Open-plan Desks

HSBC’s Hong Kong Office To Shift To Open-plan Desks


HONG KONG – A source revealed that HSBC’s main offices in the Chinese territory are currently being upgraded to cater to an open-plan configuration, but once the renovation is completed, some senior investment bankers could lose their private offices, reported Bloomberg on Tuesday morning (28 February, SGT).

While some bankers have warned that doing away with private offices could lead to potential confidentiality issues given that senior executives often talk about sensitive information with customers, the source said some private rooms will still be available.

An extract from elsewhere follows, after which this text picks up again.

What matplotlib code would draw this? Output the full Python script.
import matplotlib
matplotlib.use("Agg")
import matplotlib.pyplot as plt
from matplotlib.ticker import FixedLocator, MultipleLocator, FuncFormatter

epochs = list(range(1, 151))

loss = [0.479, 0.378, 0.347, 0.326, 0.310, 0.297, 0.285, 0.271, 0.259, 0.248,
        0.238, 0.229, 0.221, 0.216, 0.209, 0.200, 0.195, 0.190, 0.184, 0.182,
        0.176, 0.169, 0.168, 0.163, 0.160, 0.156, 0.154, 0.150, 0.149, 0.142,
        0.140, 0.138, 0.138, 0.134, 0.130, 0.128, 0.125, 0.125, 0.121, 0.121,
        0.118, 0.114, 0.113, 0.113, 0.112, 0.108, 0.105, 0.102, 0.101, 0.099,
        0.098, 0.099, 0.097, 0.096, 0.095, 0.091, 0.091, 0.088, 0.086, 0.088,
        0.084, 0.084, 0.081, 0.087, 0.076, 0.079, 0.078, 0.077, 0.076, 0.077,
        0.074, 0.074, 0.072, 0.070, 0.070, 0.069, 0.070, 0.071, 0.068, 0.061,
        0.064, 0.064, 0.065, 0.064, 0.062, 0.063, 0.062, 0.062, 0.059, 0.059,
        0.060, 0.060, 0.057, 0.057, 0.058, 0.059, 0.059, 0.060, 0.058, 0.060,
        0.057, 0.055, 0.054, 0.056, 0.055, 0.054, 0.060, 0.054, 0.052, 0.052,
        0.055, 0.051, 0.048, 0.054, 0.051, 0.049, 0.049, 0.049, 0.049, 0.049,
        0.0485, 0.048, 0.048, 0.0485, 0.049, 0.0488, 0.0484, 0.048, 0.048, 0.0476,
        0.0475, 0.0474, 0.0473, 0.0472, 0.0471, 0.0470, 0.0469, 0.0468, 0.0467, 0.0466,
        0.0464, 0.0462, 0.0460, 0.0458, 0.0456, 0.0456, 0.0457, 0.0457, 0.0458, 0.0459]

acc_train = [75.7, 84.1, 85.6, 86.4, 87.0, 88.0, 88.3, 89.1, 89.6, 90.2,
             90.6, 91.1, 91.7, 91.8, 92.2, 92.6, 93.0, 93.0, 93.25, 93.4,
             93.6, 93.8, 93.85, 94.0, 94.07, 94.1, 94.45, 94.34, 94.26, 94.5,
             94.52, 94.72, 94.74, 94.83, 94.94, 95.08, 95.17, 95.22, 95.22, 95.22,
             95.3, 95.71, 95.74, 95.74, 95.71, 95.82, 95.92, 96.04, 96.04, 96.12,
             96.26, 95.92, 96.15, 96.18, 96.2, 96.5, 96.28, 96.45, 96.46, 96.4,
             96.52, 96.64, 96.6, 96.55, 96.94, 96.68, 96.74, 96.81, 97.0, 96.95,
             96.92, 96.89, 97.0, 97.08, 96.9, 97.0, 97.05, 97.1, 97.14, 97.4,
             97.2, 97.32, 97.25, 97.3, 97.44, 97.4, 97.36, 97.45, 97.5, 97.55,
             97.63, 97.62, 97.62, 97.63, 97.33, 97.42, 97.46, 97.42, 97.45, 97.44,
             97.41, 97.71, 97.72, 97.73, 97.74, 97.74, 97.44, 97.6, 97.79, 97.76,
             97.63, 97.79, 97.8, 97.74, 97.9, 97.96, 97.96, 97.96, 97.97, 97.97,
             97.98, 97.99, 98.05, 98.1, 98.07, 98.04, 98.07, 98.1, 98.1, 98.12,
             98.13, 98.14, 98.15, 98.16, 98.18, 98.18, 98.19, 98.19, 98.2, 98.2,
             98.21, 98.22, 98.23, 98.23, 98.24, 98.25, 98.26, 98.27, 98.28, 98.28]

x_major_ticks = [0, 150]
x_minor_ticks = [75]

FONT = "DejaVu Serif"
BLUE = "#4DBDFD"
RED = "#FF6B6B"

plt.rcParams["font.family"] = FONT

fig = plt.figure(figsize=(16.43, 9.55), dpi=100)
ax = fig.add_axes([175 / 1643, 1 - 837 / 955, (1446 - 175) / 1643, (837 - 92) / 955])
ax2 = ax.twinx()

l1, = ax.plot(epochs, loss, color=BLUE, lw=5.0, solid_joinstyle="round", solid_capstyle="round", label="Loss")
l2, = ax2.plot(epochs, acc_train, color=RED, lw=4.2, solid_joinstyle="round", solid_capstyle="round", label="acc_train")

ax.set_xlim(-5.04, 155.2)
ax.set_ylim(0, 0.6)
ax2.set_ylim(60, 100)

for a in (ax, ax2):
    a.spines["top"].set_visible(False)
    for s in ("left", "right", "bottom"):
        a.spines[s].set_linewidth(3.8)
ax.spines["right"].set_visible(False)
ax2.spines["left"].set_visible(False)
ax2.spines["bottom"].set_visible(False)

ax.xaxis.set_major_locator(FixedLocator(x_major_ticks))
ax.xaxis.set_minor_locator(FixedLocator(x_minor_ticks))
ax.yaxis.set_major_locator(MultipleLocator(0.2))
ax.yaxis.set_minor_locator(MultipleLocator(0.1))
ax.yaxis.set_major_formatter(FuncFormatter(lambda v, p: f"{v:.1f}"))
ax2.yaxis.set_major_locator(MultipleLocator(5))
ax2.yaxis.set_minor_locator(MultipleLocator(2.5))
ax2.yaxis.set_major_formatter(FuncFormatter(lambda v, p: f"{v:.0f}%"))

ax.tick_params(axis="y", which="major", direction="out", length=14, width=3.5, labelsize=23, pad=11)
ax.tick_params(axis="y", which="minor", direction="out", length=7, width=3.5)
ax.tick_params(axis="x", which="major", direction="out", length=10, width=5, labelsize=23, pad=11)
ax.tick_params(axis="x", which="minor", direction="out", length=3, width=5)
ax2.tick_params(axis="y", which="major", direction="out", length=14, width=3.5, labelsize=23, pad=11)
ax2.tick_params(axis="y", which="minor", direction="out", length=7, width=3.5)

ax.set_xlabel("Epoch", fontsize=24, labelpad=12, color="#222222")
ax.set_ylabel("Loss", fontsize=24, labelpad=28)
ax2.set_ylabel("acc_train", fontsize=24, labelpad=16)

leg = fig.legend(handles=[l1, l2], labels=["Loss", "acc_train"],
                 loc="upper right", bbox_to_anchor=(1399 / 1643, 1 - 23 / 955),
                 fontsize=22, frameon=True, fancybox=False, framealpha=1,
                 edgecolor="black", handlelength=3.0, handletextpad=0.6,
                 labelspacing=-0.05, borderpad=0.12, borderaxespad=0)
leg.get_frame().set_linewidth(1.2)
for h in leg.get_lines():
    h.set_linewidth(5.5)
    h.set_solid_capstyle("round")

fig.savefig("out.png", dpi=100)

The office design change echoes a similar move at HSBC’s global headquarters in London in 2021, during which the multinational bank axed its executive floor. Consequently, CEO Noel Quinn and other top executives had to share desks. Overall, the bank plans to slash around 40 percent of its global office footprint compared with pre-COVID levels.

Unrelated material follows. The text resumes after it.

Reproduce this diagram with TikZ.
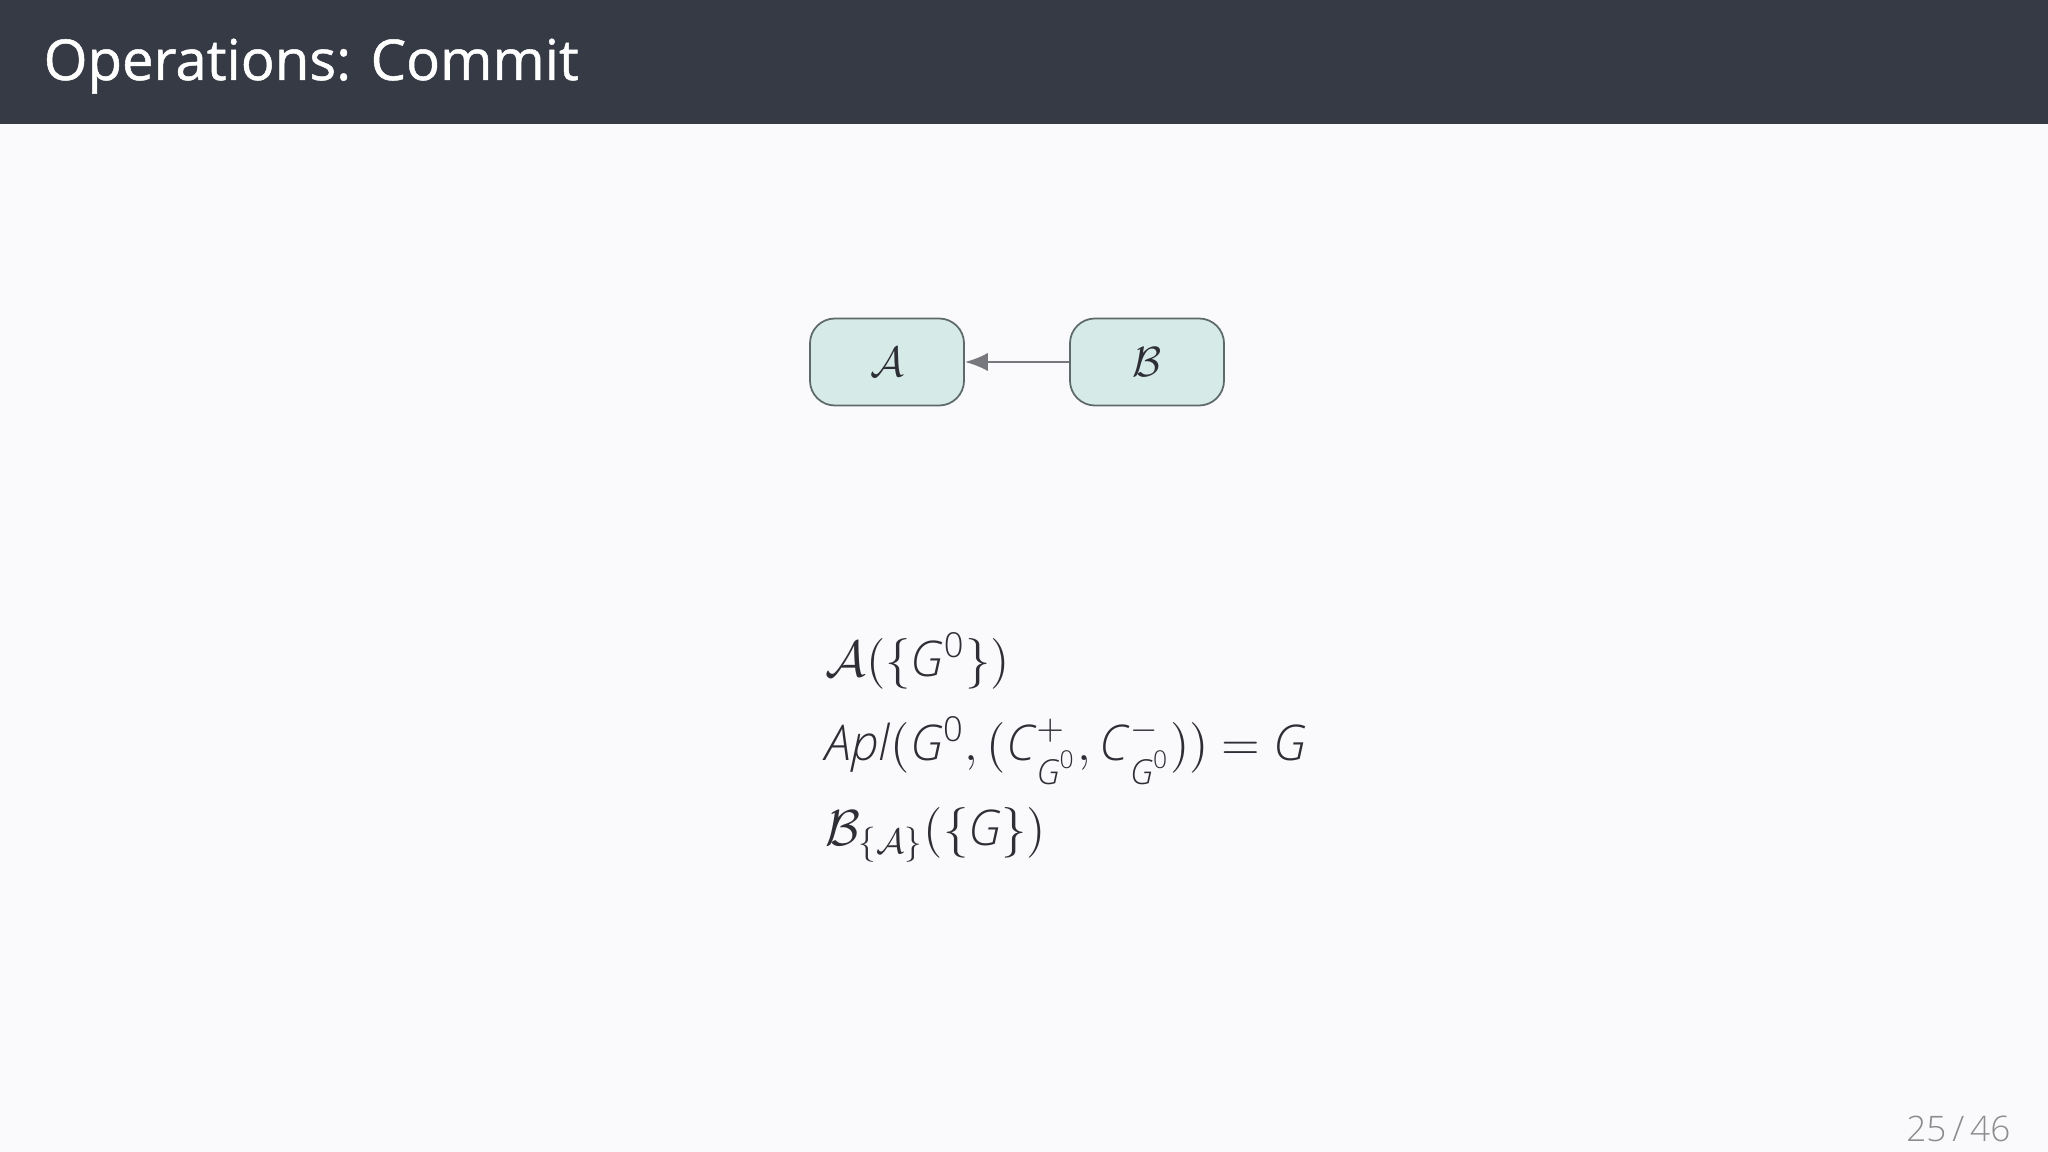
\documentclass[tikz,border=0pt]{standalone}
\usepackage{amsmath}
\usepackage{fontspec}
\setmainfont{Open Sans}
\newfontfamily\titlefont{Open Sans}[FakeBold=0.9]
\newfontfamily\lightfont{Open Sans Light}
\usetikzlibrary{arrows.meta}
\definecolor{bgc}{HTML}{FAFAFC}
\definecolor{hdr}{HTML}{353A45}
\definecolor{nfill}{HTML}{D6EAE8}
\definecolor{ndraw}{HTML}{5E6A6A}
\definecolor{arr}{HTML}{77777E}
\definecolor{txt}{HTML}{2E2E36}
\definecolor{pgn}{HTML}{8C8C90}
\newcommand{\mi}[1]{\textit{#1}}
\newcommand{\zr}{\text{\lightfont 0}}
\newcommand{\gz}{\text{\lightfont\itshape G}^{\zr}}
\tikzset{
  box/.style={draw=ndraw, fill=nfill, line width=0.5pt, rounded corners=0.25cm,
    minimum width=1.54cm, minimum height=0.87cm, inner sep=0pt, text=txt,
    font=\fontsize{11.5}{14}\selectfont},
  mline/.style={anchor=base west, inner sep=0pt, text=txt, font=\lightfont\fontsize{14}{17}\selectfont},
  link/.style={draw=arr, line width=0.7pt, -{Latex[length=6.5pt,width=5.2pt]}}
}
\begin{document}
\begin{tikzpicture}[x=0.01cm,y=-0.01cm]
\useasboundingbox (0,0) rectangle (2048,1152);
\fill[bgc] (0,0) rectangle (2048,1152);
\fill[hdr] (0,0) rectangle (2048,124);
\node[anchor=base west, inner sep=0pt, text=white, font=\titlefont\fontsize{16}{19}\selectfont] (title) at (43,80) {Operations: Commit};
\node[box] (A) at (887,362) {$\mathcal{A}$};
\node[box] (B) at (1147,362) {$\mathcal{B}$};
\draw[link] (B) -- (A);
\node[mline] (l1) at (825,676) {$\mathcal{A}(\{$\mi{G}$^{\zr}\})$};
\node[mline] (l2) at (825,760) {\mi{Apl}$($\mi{G}$^{\zr}, ($\mi{C}$^{+}_{\gz},\,$\mi{C}$^{-}_{\gz}))$ $=$ \mi{G}};
\node[mline] (l3) at (825,845) {$\mathcal{B}_{\{\mathcal{A}\}}(\{$\mi{G}$\})$};
\node[anchor=base east, inner sep=0pt, text=pgn, font=\lightfont\fontsize{10}{12}\selectfont] (pg) at (2011,1141) {25\,/\,46};
\end{tikzpicture}
\end{document}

Commenting on the move to renovate HSBC’s Hong Kong headquarters, a representative explained that the conglomerate is constantly assessing its global office footprint “to optimize space where appropriate” as well as to increase flexibility and provide more choice to their staff.

The reduction of private offices at HSBC’s offices in Hong Kong comes after a difficult 2022 for deal-making, which saw the bank’s total bonus pool fall to its lowest level since 2020, led by a decline in the conglomerate’s global banking and markets arm.

Expenses have been an especially tough issue for the bank, with major stockholder Ping An Insurance Group urging HSBC in 2022 to increase cost cuts. In a note published on 21 February, Morgan Stanley analysts noted that investors need “reassurance of cost discipline going forward” after the bank missed spending estimates in Q4 2022.

Last quarter, HSBC’s adjusted operating costs edged up by 2 percent, partly due to higher employee bonuses, and the bank forecasted that expenses could grow by around 3 percent in 2023.

According to the multinational bank’s latest strategic report, since 2019 HSBC has slashed its manpower by about 11 percent, branches by 21 percent, and office footprint by roughly 37 percent.

Furthermore, HSBC is seeking a new global headquarters in London that is smaller than its current main office in Canary Wharf by around 50 percent.